LA FERIA Y EL BOTELLÓN
El sector de los jóvenes no encuentra encaje en ninguno de los ambientes propios de la fiesta
Actualizado: GuardarEntre las trece acepciones que el Diccionario oficial de la Lengua Española concede a la palabra «feria», la que más se acerca a la semana que hoy finalizamos es aquélla que la define como «Conjunto de instalaciones recreativas, como carruseles, circos, etcétera, y de puestos de venta de dulces y de chucherías, que, con ocasión de determinadas fiestas, se montan en las poblaciones».
Evidentemente tal definición sería insuficiente, salvo que fuera completada con la instalación de las casetas, para las cuales el mismo diccionario también encuentra definición: «Construcción provisional desmontable, que se destina a espectáculos, diversiones, etcétera, en las fiestas populares».
Diccionario en mano, la feria es, de un lado los 'cacharritos' -de las vías para allá-, y de otro las casetas -de las vías para acá-. Así supongo que todos nos entendemos. Dos espacios distintos y a la vez complementarios. Dos espacios unidos, pero a la vez perfectamente delimitados, con objeto de que cada uno cumpla con su específica función: las atracciones congregan a los más pequeños, que se divierten bajo la atenta supervisión de padres y acompañantes; las casetas reúnen a los mayores que se divierten, en la mayoría de los casos, bajo la mirada escudriñadora y algo cabreada de sus vástagos.
Bajo la lupa del diccionario, en nuestra Feria del Caballo existe, no obstante, un sector de población que no encaja en ninguno de tales ambientes.
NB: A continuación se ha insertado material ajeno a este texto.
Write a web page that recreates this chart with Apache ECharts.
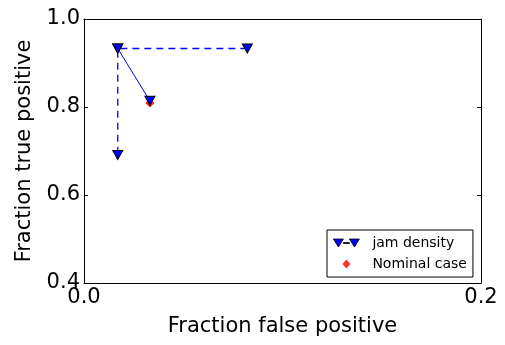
<!DOCTYPE html>
<html>
<head>
<meta charset="utf-8">
<script src="https://cdn.jsdelivr.net/npm/echarts@6/dist/echarts.min.js"></script>
<style>
  html, body { margin: 0; padding: 0; background: #fff; }
  #main { width: 505px; height: 345px; }
</style>
</head>
<body>
<div id="main"></div>
<script>
// data
var jamDashed = [[0.0823, 0.933], [0.017, 0.933], [0.017, 0.691]]
var jamSolid = [[0.017, 0.933], [0.0332, 0.814]]
var nominal = [[0.0332, 0.809]]
var xTicks = [0.0, 0.2]
var yTicks = [0.4, 0.6, 0.8, 1.0]

var font = 'DejaVu Sans'
var myChart = echarts.init(document.getElementById('main'))

function fmt(v) { return v.toFixed(1) }

var tickStyle = { show: true, inside: true, length: 4, lineStyle: { color: '#000', width: 1 } }
var lineStyle = { show: true, onZero: false, lineStyle: { color: '#000', width: 1 } }

// legend icons: two down triangles joined by a dash, and a small diamond in the middle
var jamIcon = 'path://M0,0 L10,0 L5,8 Z M16,0 L26,0 L21,8 Z M10,3.5 L16,3.5 L16,4.5 L10,4.5 Z'
var diamondIcon = 'path://M0,4.5 L26,4.5 M13,0 L17,4.5 L13,9 L9,4.5 Z'

var options = {
  animation: false,
  textStyle: { fontFamily: font },
  grid: { left: 84, right: 24, top: 19, bottom: 62, outerBoundsMode: 'none', containLabel: false },
  xAxis: [
    {
      type: 'value',
      min: xTicks[0],
      max: xTicks[xTicks.length - 1],
      interval: 0.2,
      name: 'Fraction false positive',
      nameLocation: 'middle',
      nameGap: 33,
      nameTextStyle: { fontSize: 21, color: '#000', fontFamily: font },
      axisLine: lineStyle,
      axisTick: tickStyle,
      splitLine: { show: false },
      axisLabel: { fontSize: 21, color: '#000', margin: 4, fontFamily: font, formatter: fmt }
    },
    {
      type: 'value', position: 'top',
      min: xTicks[0], max: xTicks[xTicks.length - 1], interval: 0.2,
      axisLine: lineStyle, axisTick: tickStyle,
      splitLine: { show: false }, axisLabel: { show: false }
    }
  ],
  yAxis: [
    {
      type: 'value',
      min: yTicks[0],
      max: yTicks[yTicks.length - 1],
      interval: 0.2,
      name: 'Fraction true positive',
      nameLocation: 'middle',
      nameGap: 49,
      nameTextStyle: { fontSize: 21, color: '#000', fontFamily: font },
      axisLine: lineStyle,
      axisTick: tickStyle,
      splitLine: { show: false },
      axisLabel: { fontSize: 21, color: '#000', margin: 4, fontFamily: font, formatter: fmt }
    },
    {
      type: 'value', position: 'right',
      min: yTicks[0], max: yTicks[yTicks.length - 1], interval: 0.2,
      axisLine: lineStyle, axisTick: tickStyle,
      splitLine: { show: false }, axisLabel: { show: false }
    }
  ],
  legend: {
    data: [
      { name: 'jam density', icon: jamIcon, itemStyle: { color: '#0000ff', borderColor: '#000', borderWidth: 0.8 } },
      { name: 'Nominal case', icon: diamondIcon, itemStyle: { color: '#ff0000', borderWidth: 0 } }
    ],
    orient: 'vertical',
    left: 327,
    top: 230,
    padding: [6, 6, 6, 6],
    itemGap: 7,
    itemWidth: 26,
    itemHeight: 9,
    borderColor: '#000',
    borderWidth: 1,
    borderRadius: 0,
    backgroundColor: '#fff',
    textStyle: { fontSize: 14, color: '#000', fontFamily: font, padding: [0, 0, 0, 8] }
  },
  series: [
    {
      name: 'Nominal case',
      type: 'scatter',
      data: nominal,
      symbol: 'diamond',
      symbolSize: 8,
      itemStyle: { color: '#ff0000', borderColor: '#ff0000' },
      z: 1
    },
    {
      name: 'jam density',
      type: 'line',
      data: jamDashed,
      symbol: 'triangle',
      symbolRotate: 180,
      symbolSize: [10, 9],
      showSymbol: true,
      lineStyle: { color: '#0000ff', width: 1.3, type: [7, 5] },
      itemStyle: { color: '#0000ff', borderColor: '#000', borderWidth: 1 },
      z: 3
    },
    {
      name: 'jam density solid',
      type: 'line',
      data: jamSolid,
      symbol: 'triangle',
      symbolRotate: 180,
      symbolSize: [10, 9],
      lineStyle: { color: '#0000ff', width: 1 },
      itemStyle: { color: '#0000ff', borderColor: '#000', borderWidth: 1 },
      z: 3
    }
  ]
}

myChart.setOption(options)
</script>
</body>
</html>
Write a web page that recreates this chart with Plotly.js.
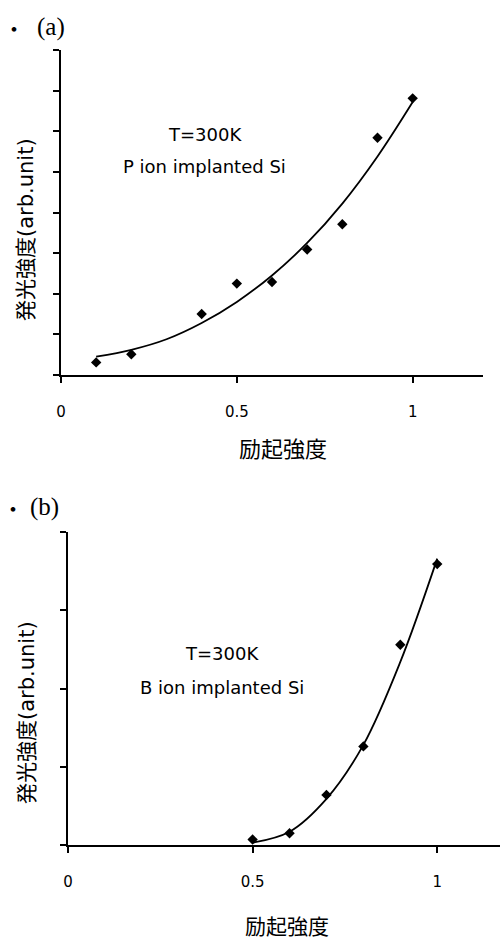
<!DOCTYPE html>
<html><head><meta charset="utf-8">
<script src="https://cdn.plot.ly/plotly-3.0.1.min.js"></script>
<style>html,body{margin:0;padding:0;background:#fff}</style>
</head><body><div id="chart" style="width:502px;height:942px"></div>
<script>
// Panel (a): P ion implanted Si
const xA = [0.1, 0.2, 0.4, 0.5, 0.6, 0.7, 0.8, 0.9, 1.0];
const yA = [0.31, 0.51, 1.50, 2.25, 2.29, 3.09, 3.71, 5.84, 6.81];
// trend curve (a)
const fitXA = [0.1, 0.2, 0.3, 0.4, 0.5, 0.6, 0.7, 0.8, 0.9, 1.0];
const fitYA = [0.45, 0.62, 0.88, 1.28, 1.80, 2.45, 3.25, 4.22, 5.38, 6.72];

// Panel (b): B ion implanted Si
const xB = [0.5, 0.6, 0.7, 0.8, 0.9, 1.0];
const yB = [0.07, 0.15, 0.64, 1.26, 2.56, 3.59];
// trend curve (b)
const fitXB = [0.5, 0.6, 0.7, 0.8, 0.9, 1.0];
const fitYB = [0.03, 0.17, 0.59, 1.28, 2.34, 3.66];

const xTickVals = [0, 0.5, 1];
const xTickText = ["0", "0.5", "1"];
const xTitle = "励起強度";
const yTitle = "発光強度(arb.unit)";
const labelA = ["T=300K", "P ion implanted Si"];
const labelB = ["T=300K", "B ion implanted Si"];
const panelA = "(a)", panelB = "(b)";

const W = 502, H = 942;
const px = x => x / W, py = y => 1 - y / H;

const mk = {symbol: 'diamond', size: 8, color: '#000'};
const ln = {color: '#000', width: 1.8, shape: 'spline', smoothing: 1};

const traces = [
  {x: fitXA, y: fitYA, mode: 'lines', line: ln, xaxis: 'x', yaxis: 'y', hoverinfo: 'skip'},
  {x: xA, y: yA, mode: 'markers', marker: mk, xaxis: 'x', yaxis: 'y'},
  {x: fitXB, y: fitYB, mode: 'lines', line: ln, xaxis: 'x2', yaxis: 'y2', hoverinfo: 'skip'},
  {x: xB, y: yB, mode: 'markers', marker: mk, xaxis: 'x2', yaxis: 'y2'}
];

const tickFont = {family: 'DejaVu Sans, Liberation Sans, sans-serif', size: 15, color: '#000'};
const xBase = {
  tickvals: xTickVals, ticktext: xTickText, ticks: 'outside', ticklen: 6, tickwidth: 2, tickcolor: '#000',
  showline: true, linecolor: '#000', linewidth: 2, showgrid: false, zeroline: false,
  tickfont: tickFont, ticklabelstandoff: 16, fixedrange: true
};
const yBase = {
  dtick: 1, tick0: 0, ticks: 'outside', ticklen: 6, tickwidth: 2, tickcolor: '#000',
  showline: true, linecolor: '#000', linewidth: 2, showgrid: false, zeroline: false,
  showticklabels: false, fixedrange: true
};

const cjk = 'Noto Sans CJK JP, sans-serif';
const mixed = 'DejaVu Sans, Noto Sans CJK JP, sans-serif';
const sans = 'DejaVu Sans, Liberation Sans, sans-serif';
const serif = 'Liberation Serif, DejaVu Serif, serif';
const ann = (text, x, y, size, family, angle) => ({
  text, x: px(x), y: py(y), xref: 'paper', yref: 'paper', showarrow: false,
  xanchor: 'center', yanchor: 'middle', textangle: angle || 0,
  font: {family, size, color: '#000'}
});

const layout = {
  width: W, height: H, margin: {l: 0, r: 0, t: 0, b: 0},
  paper_bgcolor: '#fff', plot_bgcolor: '#fff', showlegend: false,
  xaxis: Object.assign({}, xBase, {domain: [px(61), px(483)], range: [0, 1.2], anchor: 'y'}),
  yaxis: Object.assign({}, yBase, {domain: [py(375), py(50)], range: [0, 8], anchor: 'x'}),
  xaxis2: Object.assign({}, xBase, {domain: [px(68), px(500)], range: [0, 1.17], anchor: 'y2'}),
  yaxis2: Object.assign({}, yBase, {domain: [py(845), py(532)], range: [0, 4], anchor: 'x2'}),
  annotations: [
    ann('・', 14, 27, 22, cjk), ann(panelA, 51, 27, 25, serif),
    ann('・', 13, 507, 22, cjk), ann(panelB, 44, 507, 25, serif),
    ann(labelA[0], 205, 135, 18, sans),
    ann(labelA[1], 204, 167, 18, sans),
    ann(labelB[0], 222, 653, 18, sans),
    ann(labelB[1], 222, 687, 18, sans),
    ann(xTitle, 283, 447, 22, cjk), ann(xTitle, 287, 925, 21, cjk),
    ann(yTitle, 26, 230, 21, mixed, -90), ann(yTitle, 27, 713, 21, mixed, -90)
  ]
};

Plotly.newPlot('chart', traces, layout, {displayModeBar: false, staticPlot: true});
</script></body></html>
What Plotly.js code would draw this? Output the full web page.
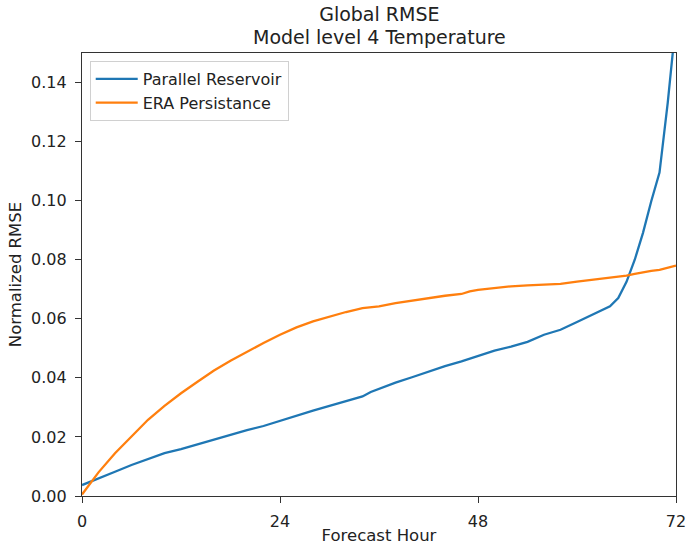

Este sector es el de los jóvenes, curiosamente cada vez más amplio, al aglutinar desde niños de 12 años hasta adultos de más de 35.
Y aquí creo que nace el problema del botellón. Ante dicha desubicación ferial, los jóvenes se las han ideado para aprovechar los espacios intermedios -paseos y jardines aledaños-, espacios en los que han implementado su particular diversión, el botellón. El botellón es fácil de predecir, pues sus integrantes son los únicos que acceden a la feria portando bolsas blancas -ignoro por qué todas son de ese color- conteniendo botellas de refresco de dos litros, botellas de alcohol, hielo y vasos de plástico.
El botellón en Feria tiene su norma básica: carece de regulación. Se realiza donde uno quiere, dan igual jardines o paseos, lo que es compatible con molestar al resto de conciudadanos.
Guarros de aúpa
Un botellón en Feria que se precie implica necesariamente ser un guarro de aúpa, pues por donde pasa este fenómeno social, la Feria queda hecha un asqueroso vertedero, repleto de bolsas blancas, botellas de refresco vacías, vasos y restos de vidrios de las botellas de bebidas alcohólicas, pues algún misterio imponderable obliga a estrellar contra el suelo la botella, una vez se ha acabado.
A ello, añadan los riachuelos que provoca la orina de los concentrados (indistintamente hombres o mujeres), pues tanto beber obliga a vaciar vejigas inmediatamente, así como los restos de vomitonas que igualmente adornan el Real, ya que la masiva ingesta de alcohol acaba pasando factura.
Nada desvelo si a estas alturas afirmo que el botellón debe ser eliminado de nuestra Feria del Caballo. No sólo porque acarrea molestias y suciedad; no sólo por los graves problemas de orden público (pregunten a la Policía), sino por la penosa estampa que da nuestra Feria, con hordas de jóvenes borrachos, ajenos por completo al espíritu de alegría, diversión y camaradería propio de la Feria del Caballo.
En resumen, la historia es tan simple como lo son los últimos años de nuestra España democrática: los políticos nos enseñan que tenemos todo tipo de derechos, entre los que se incluye el de hacer botellón donde nos salga de las narices.
Va siendo hora de conjugar tanto derecho con el respeto a normas básicas de convivencia, y con la necesidad de acatar ciertos deberes. Y, miren por dónde, se me ocurre que la Feria es un magnifico escenario para comenzar a establecer límites a ciertos sectores, en beneficio de la mayoría democrática que sólo queremos pasarlo bien.